The lobbying bill’s sloppy wording risks silencing charities and community groups

The government’s lobbying bill is intended to promote transparency and enhance the UK’s political integrity. It is meant to bring an end to underhand tactics by clearly setting out what organisations can and cannot do to support political parties, including how much they can spend. These are laudable aims which we understand and support.

But the government has been forced to defend a piece of hurried legislation so broad that the likelihood is it will restrict the ability of charities and community groups to speak up on matters of public interest. Under the sloppy wording of the proposed legislation, charities are at risk of being silenced.

On Tuesday evening, the law inched closer to being passed.
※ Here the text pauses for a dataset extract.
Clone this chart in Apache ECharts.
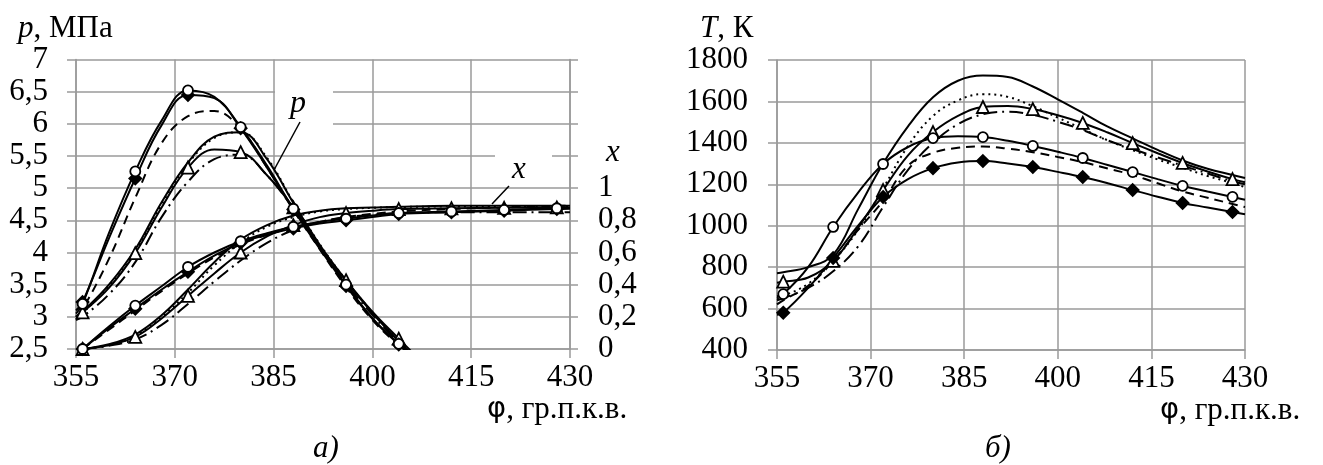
<!DOCTYPE html>
<html>
<head>
<meta charset="utf-8">
<script src="https://cdn.jsdelivr.net/npm/echarts@6/dist/echarts.min.js"></script>
<style>
html,body{margin:0;padding:0;background:#fff;}
#c{width:1323px;height:465px;}
</style>
</head>
<body>
<div id="c"></div>
<script>
// ---------- data: panel a) pressure p (MPa) ----------
const phiP = [355,356,360,364,368,372,376,380,384,388,392,396,400,404,408];
const pCircle  = [3.05,3.20,4.30,5.26,6.05,6.52,6.42,5.95,5.35,4.68,4.08,3.50,2.98,2.58,2.20];
const pDiamond = [3.10,3.23,4.22,5.15,5.98,6.45,6.40,5.93,5.32,4.67,4.06,3.48,2.97,2.57,2.18];
const pDashed  = [3.00,3.12,3.90,4.85,5.70,6.12,6.20,5.92,5.32,4.66,4.05,3.46,2.95,2.55,2.15];
const pSolid   = [3.00,3.08,3.50,4.05,4.78,5.40,5.80,5.87,5.45,4.77,4.12,3.56,3.06,2.62,2.22];
const pDotted  = [3.00,3.06,3.48,4.02,4.75,5.38,5.78,5.87,5.47,4.78,4.13,3.57,3.07,2.63,2.23];
const pTri     = [3.00,3.07,3.45,3.99,4.70,5.32,5.60,5.56,5.20,4.70,4.10,3.57,3.08,2.66,2.25];
const pDashDot = [2.95,3.00,3.35,3.85,4.55,5.10,5.45,5.52,5.20,4.68,4.08,3.52,3.03,2.60,2.20];

// ---------- data: panel a) burn fraction x ----------
const phiX = [356,360,364,368,372,376,380,384,388,392,396,400,404,412,420,428,430];
const xCircle  = [0,0.14,0.27,0.39,0.51,0.60,0.67,0.72,0.76,0.79,0.81,0.83,0.845,0.855,0.865,0.875,0.877];
const xDiamond = [0,0.13,0.25,0.37,0.48,0.58,0.66,0.71,0.75,0.78,0.80,0.82,0.84,0.85,0.86,0.87,0.872];
const xDashed  = [0,0.12,0.24,0.36,0.47,0.57,0.65,0.71,0.755,0.79,0.82,0.84,0.855,0.87,0.88,0.89,0.89];
const xSolid   = [0,0.03,0.09,0.21,0.37,0.54,0.68,0.77,0.83,0.86,0.875,0.88,0.885,0.89,0.89,0.89,0.89];
const xDotted  = [0,0.025,0.08,0.20,0.35,0.52,0.66,0.76,0.82,0.855,0.87,0.878,0.883,0.886,0.888,0.888,0.888];
const xTri     = [0,0.025,0.075,0.19,0.33,0.47,0.60,0.70,0.77,0.82,0.845,0.86,0.87,0.875,0.878,0.88,0.88];
const xDashDot = [0,0.02,0.06,0.15,0.28,0.42,0.55,0.66,0.74,0.79,0.82,0.835,0.845,0.85,0.85,0.85,0.85];

// ---------- data: panel б) temperature T (K) ----------
const phiT = [355,356,360,364,368,372,376,380,384,388,392,396,400,404,408,412,416,420,424,428,430];
const tSolid   = [770,775,800,860,1080,1300,1480,1620,1700,1725,1718,1672,1610,1545,1478,1422,1366,1315,1275,1245,1230];
const tDotted  = [650,660,720,830,980,1180,1385,1530,1605,1635,1622,1577,1522,1467,1412,1365,1320,1280,1240,1206,1186];
const tTri     = [725,730,750,830,990,1172,1340,1452,1530,1573,1578,1563,1533,1496,1450,1399,1350,1303,1262,1225,1210];
const tDashDot = [640,650,700,780,900,1090,1270,1400,1490,1538,1550,1535,1502,1462,1412,1370,1330,1290,1252,1215,1200];
const tCircle  = [660,670,800,994,1160,1298,1380,1423,1432,1428,1410,1385,1357,1327,1293,1259,1225,1192,1165,1139,1125];
const tDashed  = [620,640,710,830,980,1120,1290,1352,1376,1382,1372,1355,1332,1307,1276,1245,1205,1165,1135,1105,1090];
const tDiamond = [570,580,700,844,1000,1139,1225,1278,1305,1312,1300,1283,1260,1235,1205,1172,1140,1110,1088,1066,1055];

// tick labels
const xTicks = [355,370,385,400,415,430];

const FONT = 'Liberation Serif';
const FS = 31;
const GRID = '#9a9a9a';

const STY = {
  circle:  {dash:'solid', sym:'circle',   fill:'#fff', size:10},
  diamond: {dash:'solid', sym:'diamond',  fill:'#000', size:12},
  tri:     {dash:'solid', sym:'triangle', fill:'#fff', size:12},
  solid:   {dash:'solid', sym:'none'},
  dotted:  {dash:[2,4],   sym:'none'},
  dashed:  {dash:[9,6],   sym:'none'},
  dashdot: {dash:[14,5,2,5], sym:'none'}
};

function mk(xs, ys, st, xi, yi) {
  const s = STY[st];
  return {
    type:'line', xAxisIndex:xi, yAxisIndex:yi, smooth:0.4,
    data: xs.map((x,i)=>[x, ys[i]]),
    showAllSymbol:true,
    symbol: function(v){ return (s.sym !== 'none' && (v[0]-356)%8===0) ? s.sym : 'none'; },
    symbolSize: s.size || 0,
    itemStyle:{color:s.fill || '#000', borderColor:'#000', borderWidth:1.8},
    lineStyle:{color:'#000', width:2, type:s.dash},
    clip:true, silent:true, animation:false, z: st==='circle'||st==='diamond'||st==='tri' ? 4 : 3
  };
}

const series = [
  mk(phiP,pDashed,'dashed',0,0), mk(phiP,pDashDot,'dashdot',0,0), mk(phiP,pDotted,'dotted',0,0),
  mk(phiP,pSolid,'solid',0,0), mk(phiP,pTri,'tri',0,0), mk(phiP,pDiamond,'diamond',0,0), mk(phiP,pCircle,'circle',0,0),
  mk(phiX,xDashed,'dashed',0,1), mk(phiX,xDashDot,'dashdot',0,1), mk(phiX,xDotted,'dotted',0,1),
  mk(phiX,xSolid,'solid',0,1), mk(phiX,xTri,'tri',0,1), mk(phiX,xDiamond,'diamond',0,1), mk(phiX,xCircle,'circle',0,1),
  mk(phiT,tDashed,'dashed',1,2), mk(phiT,tDashDot,'dashdot',1,2), mk(phiT,tDotted,'dotted',1,2),
  mk(phiT,tSolid,'solid',1,2), mk(phiT,tTri,'tri',1,2), mk(phiT,tDiamond,'diamond',1,2), mk(phiT,tCircle,'circle',1,2)
];

const lbl = {fontFamily:FONT, fontSize:FS, color:'#000'};
const comma = v => String(+v.toFixed(2)).replace('.', ',');

function xAx(gi){
  return {gridIndex:gi, type:'value', min:xTicks[0], max:xTicks[xTicks.length-1], interval:15,
    axisLine:{show:true, lineStyle:{color:GRID, width:1.5}},
    axisTick:{show:true, length:9, lineStyle:{color:GRID, width:1.5}},
    splitLine:{show:true, lineStyle:{color:GRID, width:1.5}},
    axisLabel:Object.assign({margin:13, formatter:v => String(v)}, lbl)};
}

const richName = {s:{fontFamily:'DejaVu Sans', fontSize:FS-2}, t:{fontFamily:FONT, fontSize:FS}};

const option = {
  animation:false,
  grid:[{left:76, top:59.5, width:494, height:289.5},
        {left:777, top:60, width:468, height:290}],
  xAxis:[xAx(0), xAx(1)],
  yAxis:[
    {gridIndex:0, type:'value', min:2.5, max:7, interval:0.5, position:'left',
     axisLine:{show:true, lineStyle:{color:GRID, width:1.5}},
     axisTick:{show:true, length:9, lineStyle:{color:GRID, width:1.5}},
     splitLine:{show:true, lineStyle:{color:GRID, width:1.5}},
     axisLabel:Object.assign({margin:28, formatter:comma}, lbl)},
    {gridIndex:0, type:'value', min:0, max:1.8, interval:0.2, position:'right',
     axisLine:{show:true, lineStyle:{color:GRID, width:1.5}},
     axisTick:{show:true, length:8, lineStyle:{color:GRID, width:1.5}},
     splitLine:{show:false},
     axisLabel:Object.assign({margin:28, formatter:v => v <= 1.0001 ? comma(v) : ''}, lbl)},
    {gridIndex:1, type:'value', min:400, max:1800, interval:200, position:'left',
     axisLine:{show:true, lineStyle:{color:GRID, width:1.5}},
     axisTick:{show:true, length:9, lineStyle:{color:GRID, width:1.5}},
     splitLine:{show:true, lineStyle:{color:GRID, width:1.5}},
     axisLabel:Object.assign({margin:29, formatter:v => String(v)}, lbl)}
  ],
  series: series,
  graphic:[
    {type:'text', left:18, top:13, z:10, style:{text:'{i|p}, МПа', font:FS+'px '+FONT, fill:'#000',
      rich:{i:{fontStyle:'italic', fontFamily:FONT, fontSize:FS}}}},
    {type:'text', left:700, top:13, z:10, style:{text:'{i|T}, К', font:FS+'px '+FONT, fill:'#000',
      rich:{i:{fontStyle:'italic', fontFamily:FONT, fontSize:FS}}}},
    {type:'text', left:606, top:137, z:10, style:{text:'x', font:'italic '+FS+'px '+FONT, fill:'#000'}},
    {type:'text', left:487, top:394, z:10, style:{text:'{s|φ}{t|, гр.п.к.в.}', font:FS+'px '+FONT, fill:'#000', rich:richName}},
    {type:'text', left:1160, top:395, z:10, style:{text:'{s|φ}{t|, гр.п.к.в.}', font:FS+'px '+FONT, fill:'#000', rich:richName}},
    {type:'text', left:313, top:433, z:10, style:{text:'а)', font:'italic '+FS+'px '+FONT, fill:'#000'}},
    {type:'text', left:985, top:433, z:10, style:{text:'б)', font:'italic '+FS+'px '+FONT, fill:'#000'}},
    // annotation p
    {type:'rect', z:1, shape:{x:275, y:84, width:58, height:43}, style:{fill:'#fff'}},
    {type:'text', left:290, top:88, z:10, style:{text:'p', font:'italic 32px '+FONT, fill:'#000'}},
    {type:'line', z:10, shape:{x1:300, y1:122, x2:274, y2:170}, style:{stroke:'#000', lineWidth:1.5}},
    // annotation x
    {type:'rect', z:1, shape:{x:495, y:146, width:57, height:38}, style:{fill:'#fff'}},
    {type:'text', left:512, top:154, z:10, style:{text:'x', font:'italic '+FS+'px '+FONT, fill:'#000'}},
    {type:'line', z:10, shape:{x1:509, y1:186, x2:492, y2:204}, style:{stroke:'#000', lineWidth:1.5}}
  ]
};

const chart = echarts.init(document.getElementById('c'), null, {renderer:'canvas'});
chart.setOption(option);
</script>
</body>
</html>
This promises to be devastating for charities and community groups, and anyone who believes that in an open, liberal democracy everyone should be able to have a say. Of course, it is always necessary to have some restrictions on election conduct in order to ensure a level playing field. The new lobbying bill, however, will effectively broaden the definition of what constitutes political campaigning such that a charity could be deemed to have assisted a candidate despite the fact they had no intention to.

Say your neighbourhood group wants to campaign for a windfarm in the local area. If a candidate in a local election takes the same stance, you could be deemed to have assisted their campaign, even if you never mentioned their name. You’d be subject to burdensome regulation – and that’s if you’d seen the problem coming; the legislation says you’re meant to predict in advance what will happen. If you get it wrong you could go to jail.

Under the proposals put forward, any group that spends more than £5,000 a year and whose work crosses over into anything vaguely political will have to register with the Electoral Commission. Unless amended, charities risk being collateral damage in the government’s clampdown on political campaigning.

The government refuses to believe this will happen. But NCVO, our expert lawyers, and the Electoral Commission see it as a real risk. You know something must be wrong when 38 Degrees, the Taxpayers’ Alliance, Owen Jones and Guido Fawkes all agree with each other. It is time for a rethink.

If approved, the bill will foster a climate of uncertainty, where the normal work of charities may suddenly become subject to regulation in the period leading up to an election, regulation so vague in its phrasing that it will be a battle for charities to follow.

Due to the bill’s lack of clarity, charities will have no certainty over when they may be accused of having inadvertently assisted a candidate or a  campaign. Charities will be deterred from adding their voices to public debate and our democracy will be poorer for this. The Royal British Legion, for example, explains that its 2010 campaign to get politicians to ‘do their bit’ for military personnel would have fallen under these burdensome regulations. A large charity might just about manage to navigate the byzantine bureaucracy, but a small volunteer-run community group would stand little chance.

While I welcome greater political transparency, if the UK is to have a healthy civil society, it’s vital that the government rethinks the wording of the lobbying bill. The current rules in this area are perhaps not perfect, but they are limited in scope, broadly understood, and working quite well. This is a classic case of fixing something that isn’t broken. Andrew Lansley has indicated he will consider amendments to clarify how the bill would regulate what campaigning MPs can do – I hope he will do the same for us.

Sir Stuart Etherington is the Chief Executive of the National Council for Voluntary Organisations, which represents the interests of more than 10,500 charities and voluntary organisations.